I was checking the code and realized that the node features are indeed aggregated at each iteration.
I have a graph classification task for graphs containing 4 nodes (3 features per node) and 3 edges (1 edge feature). However, I couldn’t find the line of code that considers g.edata so I was wondering whether the source code applies to my problem as the MiniGCDataset does not contain node and edge features. Is there something specific I should add to account for edge features ?

mufeili · December 12, 2019, 11:55am

We have some model examples that use edge features for batched graph regression/classification, such as mpnn and attentive fp.

aah71 · December 22, 2019, 9:28am

@mufeili Thanks a lot ! I have tried mpnn for my regression purposes. I just have one last question to check whether GCN is suitable for me:
I have 300 000 graph samples, with each graph having 4 nodes , 3 features per node and 3 edges connecting them. There are 4 classes in total for all the graphs.I have trained them using the source code for Batched graph classification, but the loss is not decreasing significantly and the evaluation shows all graphs recognized as class 1 (although i made sure to balance my data).

Is my graph too sparse for GCN with only 4 nodes ? Or can the problem be elsewhere ?
Any advice would be appreciated

EDIT: I just printed the output of my model on the testing batch and it seems the torc.softmax output is the same for all entries, so there must be something wrong in the model definition for my case! (i used the same Classifier) model_test|489x180

mufeili · December 22, 2019, 5:04pm

Hi, I agree this is weird. Here are some follow-up questions:

Did you try some baseline models like MLPs? How did they perform?
What do you mean by “3 edges connecting them”? Do you mean each graph has 3 edges in total?
For the graphs you described, it seems that the topologies of them will be quite similar so I assume node features will be quite different for each class?
MPNN might be an overkill for simple graphs like this, I will start with GCN and get it to work first.

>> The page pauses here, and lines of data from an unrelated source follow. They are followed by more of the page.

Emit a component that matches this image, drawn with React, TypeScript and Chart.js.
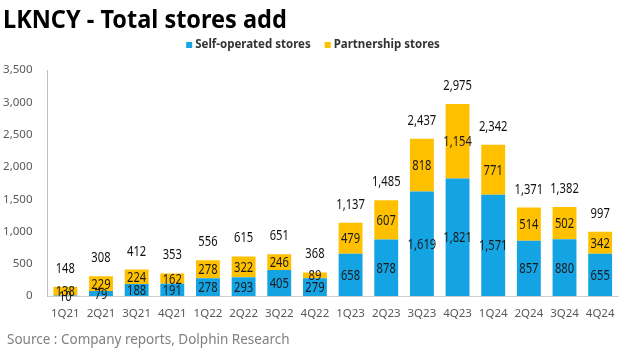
import React, { useEffect, useRef } from "react";
import { Chart, registerables } from "chart.js";

Chart.register(...registerables);

const categories = ["1Q21", "2Q21", "3Q21", "4Q21", "1Q22", "2Q22", "3Q22", "4Q22", "1Q23", "2Q23", "3Q23", "4Q23", "1Q24", "2Q24", "3Q24", "4Q24"];
const selfOperated = [10, 79, 188, 191, 278, 293, 405, 279, 658, 878, 1619, 1821, 1571, 857, 880, 655];
const partnership = [138, 229, 224, 162, 278, 322, 246, 89, 479, 607, 818, 1154, 771, 514, 502, 342];
const totals = [148, 308, 412, 353, 556, 615, 651, 368, 1137, 1485, 2437, 2975, 2342, 1371, 1382, 997];
const seriesNames = ["Self-operated stores", "Partnership stores"];
const seriesColors = ["#14A3E3", "#FFC000"];
const titleText = "LKNCY - Total stores add";
const sourceText = "Source : Company reports, Dolphin Research";

const FONT = "'Noto Sans', 'Open Sans', sans-serif";
const fmt = (v: number) => v.toLocaleString("en-US");

function drawText(ctx: CanvasRenderingContext2D, text: string, x: number, y: number, squeeze: number) {
  const w = ctx.measureText(text).width;
  ctx.fillText(text, x, y, w * squeeze);
}

const labelPlugin = {
  id: "barLabels",
  afterDatasetsDraw(chart: any) {
    const ctx = chart.ctx;
    ctx.save();
    ctx.font = `14px ${FONT}`;
    ctx.textAlign = "center";
    ctx.textBaseline = "middle";
    ctx.fillStyle = "#1a1a1a";
    chart.data.datasets.forEach((ds: any, di: number) => {
      const meta = chart.getDatasetMeta(di);
      meta.data.forEach((el: any, i: number) => {
        const p = el.getProps(["x", "y", "base"], true);
        drawText(ctx, fmt(ds.data[i]), p.x, (p.y + p.base) / 2 + 1, 0.8);
      });
    });
    const topMeta = chart.getDatasetMeta(1);
    ctx.fillStyle = "#111";
    topMeta.data.forEach((el: any, i: number) => {
      const p = el.getProps(["x", "y"], true);
      drawText(ctx, fmt(totals[i]), p.x, p.y - 18, 0.8);
    });
    ctx.restore();
  },
  afterDraw(chart: any) {
    const ctx = chart.ctx;
    ctx.save();
    ctx.textAlign = "left";
    ctx.textBaseline = "middle";
    // title
    ctx.fillStyle = "#000";
    ctx.font = `bold 25px ${FONT}`;
    drawText(ctx, titleText, 3, 21, 0.94);
    // legend
    ctx.font = `bold 11.5px ${FONT}`;
    const box = 6, gap = 3, between = 14;
    const widths = seriesNames.map((n) => ctx.measureText(n).width);
    const total = widths.reduce((a, b) => a + b, 0) + seriesNames.length * (box + gap) + between * (seriesNames.length - 1);
    let x = 313 - total / 2;
    const ly = 45;
    seriesNames.forEach((n, i) => {
      ctx.fillStyle = seriesColors[i];
      ctx.fillRect(x, ly - box / 2, box, box);
      x += box + gap;
      ctx.fillStyle = "#333";
      ctx.fillText(n, x, ly);
      x += widths[i] + between;
    });
    // source
    ctx.fillStyle = "#7f7f7f";
    ctx.font = `15px ${FONT}`;
    drawText(ctx, sourceText, 7, 340, 0.9);
    ctx.restore();
  },
};

export default function App() {
  const ref = useRef<HTMLCanvasElement>(null);
  useEffect(() => {
    if (!ref.current) return;
    const chart = new Chart(ref.current, {
      type: "bar",
      data: {
        labels: categories,
        datasets: seriesNames.map((name, i) => ({
          label: name,
          data: i === 0 ? selfOperated : partnership,
          backgroundColor: seriesColors[i],
          barPercentage: 0.67,
          categoryPercentage: 1,
        })),
      },
      options: {
        animation: false,
        responsive: false,
        layout: { padding: { top: 70, left: 3, right: 22, bottom: 31 } },
        plugins: {
          legend: { display: false },
          title: { display: false },
          tooltip: { enabled: false },
        },
        scales: {
          x: {
            stacked: true,
            grid: { display: false },
            border: { display: true, color: "#d0d0d0" },
            ticks: { color: "#595959", font: { family: FONT, size: 11.5 }, maxRotation: 0, padding: 3 },
          },
          y: {
            stacked: true,
            min: 0,
            max: 3500,
            grid: { display: false },
            border: { display: true, color: "#bfbfbf" },
            afterFit: (scale: any) => {
              scale.width = 44.5;
            },
            ticks: {
              stepSize: 500,
              color: "#595959",
              padding: 7,
              font: { family: FONT, size: 11.5 },
              callback: (v: any) => fmt(Number(v)),
            },
          },
        },
      },
      plugins: [labelPlugin],
    });
    return () => chart.destroy();
  }, []);
  return (
    <div style={{ position: "fixed", left: 0, top: 0, width: 640, height: 355, background: "#fff" }}>
      <canvas ref={ref} width={640} height={355} style={{ display: "block" }} />
    </div>
  );
}
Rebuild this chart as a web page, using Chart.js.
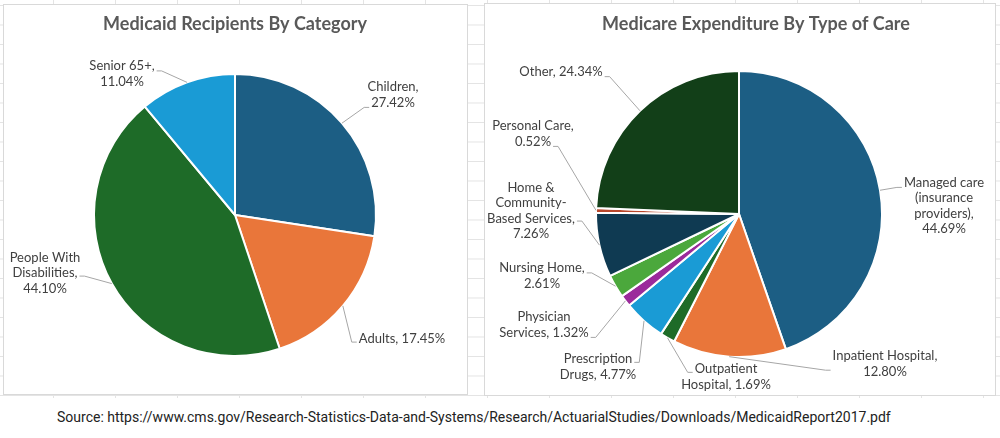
<!DOCTYPE html>
<html lang="en">
<head>
    <meta charset="UTF-8">
    <title>Medicaid Recipients / Medicare Expenditure</title>
    <script src="https://cdn.jsdelivr.net/npm/chart.js"></script>
    <style>
        body {
            margin: 0;
            width: 1000px;
            height: 438px;
            background: #fff;
            position: relative;
            overflow: hidden;
            font-family: Lato, sans-serif;
        }

        /* faint spreadsheet grid behind the two charts */
        .sheet {
            position: absolute;
            left: 0;
            top: 0;
            width: 1000px;
            height: 398px;
            background-image:
                linear-gradient(to right, #e4e4e4 1px, transparent 1px),
                linear-gradient(to bottom, #e4e4e4 1px, transparent 1px);
            background-size: 62px 19.5px;
            background-position: 53px 5px;
        }

        .panel {
            position: absolute;
            background: #fff;
            border: 1px solid #d9d9d9;
            box-sizing: border-box;
        }

        #leftPanel { left: 3px; top: 4px; width: 465px; height: 391px; }
        #rightPanel { left: 484px; top: 3px; width: 512px; height: 393px; }

        canvas { position: absolute; }
        #medicaidChart { left: 4px; top: 5px; }
        #medicareChart { left: 485px; top: 4px; }

        .source {
            position: absolute;
            top: 409px;
            left: 57px;
            font-family: Roboto, sans-serif;
            font-size: 14px;
            color: #222;
            white-space: nowrap;
        }
    </style>
</head>
<body>
    <div class="sheet"></div>
    <div class="panel" id="leftPanel"></div>
    <div class="panel" id="rightPanel"></div>
    <canvas id="medicaidChart" width="463" height="389"></canvas>
    <canvas id="medicareChart" width="510" height="390"></canvas>
    <div class="source">Source: https://www.cms.gov/Research-Statistics-Data-and-Systems/Research/ActuarialStudies/Downloads/MedicaidReport2017.pdf</div>

    <script>
        "use strict";

        // --- data: Medicaid recipients ---
        const recipientCategories = ['Children', 'Adults', 'People With Disabilities', 'Senior 65+'];
        const recipientShares = [27.42, 17.45, 44.10, 11.04];
        const recipientColors = ['#1c5e84', '#e9763a', '#1e6b28', '#1a9bd5'];

        // --- data: Medicare expenditure ---
        const careTypes = [
            'Managed care (insurance providers)', 'Inpatient Hospital', 'Outpatient Hospital',
            'Prescription Drugs', 'Physician Services', 'Nursing Home',
            'Home & Community-Based Services', 'Personal Care', 'Other'
        ];
        const careShares = [44.69, 12.80, 1.69, 4.77, 1.32, 2.61, 7.26, 0.52, 24.34];
        const careColors = ['#1c5e84', '#e9763a', '#1e6b28', '#1a9bd5', '#9b2a9b', '#4ba83c', '#0f3a52', '#b8462a', '#123f18'];

        // label layout: text lines ({v} = value), offset of the text block from the pie centre,
        // which side the leader leaves from and at which (fractional) line
        const recipientLabelLayout = [
            { lines: ['Children,', '{v}'], dx: 158, dy: -120, side: 'L', at: 1.3 },
            { lines: ['Adults, {v}'], dx: 167, dy: 124, side: 'L', at: 0.2 },
            { lines: ['People With', 'Disabilities,', '{v}'], dx: -190, dy: 58, side: 'R', at: 1.2 },
            { lines: ['Senior 65+,', '{v}'], dx: -113, dy: -141, side: 'R', at: 0.3 }
        ];
        const careLabelLayout = [
            { lines: ['Managed care', '(insurance', 'providers),', '{v}'], dx: 205, dy: -8, side: 'L', at: 0.3 },
            { lines: ['Inpatient Hospital,', '{v}'], dx: 146, dy: 150, side: 'L', at: 0.9 },
            { lines: ['Outpatient', 'Hospital, {v}'], dx: -13, dy: 163, side: 'L', at: 0.2 },
            { lines: ['Prescription', 'Drugs, {v}'], dx: -141, dy: 153, side: 'R', at: 0.2 },
            { lines: ['Physician', 'Services, {v}'], dx: -195, dy: 111, side: 'R', at: 1.3 },
            { lines: ['Nursing Home,', '{v}'], dx: -197, dy: 62, side: 'R', at: 0.3 },
            { lines: ['Home &', 'Community-', 'Based Services,', '{v}'], dx: -208, dy: -3, side: 'R', at: 2.15 },
            { lines: ['Personal Care,', '{v}'], dx: -206, dy: -80, side: 'R', at: 1.3 },
            { lines: ['Other, {v}'], dx: -178, dy: -142, side: 'R', at: 0.3 }
        ];

        // draws the chart title plus the outside labels with their leader lines
        const pieLabels = {
            id: 'pieLabels',
            afterDatasetsDraw(chart, args, opts) {
                const ctx = chart.ctx;
                const meta = chart.getDatasetMeta(0);
                const values = chart.data.datasets[0].data;
                const lh = 15.5;
                ctx.save();

                // title (Excel centres it on the plot panel, not on the pie)
                ctx.font = 'bold 18px Lato';
                ctx.fillStyle = '#595959';
                ctx.textAlign = 'center';
                ctx.textBaseline = 'middle';
                ctx.fillText(opts.title, meta.data[0].x + opts.titleDx, opts.titleY);

                ctx.font = '13px Lato';
                meta.data.forEach((arc, i) => {
                    const lay = opts.layout[i];
                    const lines = lay.lines.map(l => l.replace('{v}', values[i].toFixed(2) + '%'));
                    const cx = arc.x + lay.dx;
                    const cy = arc.y + lay.dy;
                    const top = cy - (lines.length - 1) / 2 * lh;

                    ctx.fillStyle = '#404040';
                    lines.forEach((line, k) => ctx.fillText(line, cx, top + k * lh));

                    // leader line
                    const edgeLine = lines[Math.min(Math.floor(lay.at), lines.length - 1)];
                    const w = ctx.measureText(edgeLine).width;
                    const sy = top + lay.at * lh;
                    const dir = lay.side === 'L' ? -1 : 1;
                    const sx = cx + dir * (w / 2 + 2);
                    const mid = (arc.startAngle + arc.endAngle) / 2;
                    const ex = arc.x + Math.cos(mid) * arc.outerRadius;
                    const ey = arc.y + Math.sin(mid) * arc.outerRadius;
                    ctx.strokeStyle = '#a6a6a6';
                    ctx.lineWidth = 1;
                    ctx.beginPath();
                    ctx.moveTo(sx, sy);
                    ctx.lineTo(sx + dir * 5, sy);
                    ctx.lineTo(ex, ey);
                    ctx.stroke();
                });
                ctx.restore();
            }
        };

        function drawPie(canvasId, title, labels, data, colors, layout, padding, titleY, titleDx) {
            const ctx = document.getElementById(canvasId).getContext('2d');
            return new Chart(ctx, {
                type: 'pie',
                data: {
                    labels: labels,
                    datasets: [{
                        data: data,
                        backgroundColor: colors,
                        borderColor: '#ffffff',
                        borderWidth: 2
                    }]
                },
                options: {
                    responsive: false,
                    animation: false,
                    devicePixelRatio: 1,
                    layout: { padding: padding },
                    plugins: {
                        legend: { display: false },
                        tooltip: { enabled: false },
                        title: { display: false },
                        pieLabels: { layout: layout, title: title, titleY: titleY, titleDx: titleDx }
                    }
                },
                plugins: [pieLabels]
            });
        }

        drawPie('medicaidChart', 'Medicaid Recipients By Category',
            recipientCategories, recipientShares, recipientColors, recipientLabelLayout,
            { left: 89, right: 90, top: 68, bottom: 37 }, 19.5, 0);

        drawPie('medicareChart', 'Medicare Expenditure By Type of Care',
            careTypes, careShares, careColors, careLabelLayout,
            { left: 110, right: 112, top: 66, bottom: 36 }, 20, 17);
    </script>
</body>
</html>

aah71 · January 14, 2020, 10:28am

@mufeili Thank you for your reply. To better explain my problem :

One graph consists simply of 4 nodes as shown in the attached photo below. Each node has 3 continuous features ranging from -10 to 10. I have a total of 400 000 of such graphs for training. Each node has various continuous node features ranging from -10 to 10. My trials using conv2d and MLPs on these continuous data (treated as 400 000 samples of 4x3 arrays) were successful. Now I am using the batched graph classification to classify each of these graphs (there are 4 classes), but the loss is not decreasing, even when I change the learning rate, add more GCN layers and try different loss functions. I also modeled tried both directed and un-directed approaches. Any advice would be appreciated

mufeili · January 15, 2020, 5:23pm

Hi @aah71, your graphs look like chains. There have been some study that GNNs may not work well on highly regular graphs like chains. See How powerful are Graph Convolutions?. How are these graphs constructed? If there is not an important semantic meaning associated with the graph topology, I don’t think using GNNs will be a very good idea in this case.

HashRocketSyntax · May 2, 2020, 1:08am

So glad I saw this! The mpnn model rocks. You just pass in like so

nodes_weights = g.ndata['n_weight']
edges_weights = g.edata['e_weight']

prediction = model(g, nodes_weights, edges_weights)

In my dream dgl world, you could pass either ndata and/ or edata in as params into any model. From there, a model-agnostic function would make tensors for each key of the appropriate dimensions.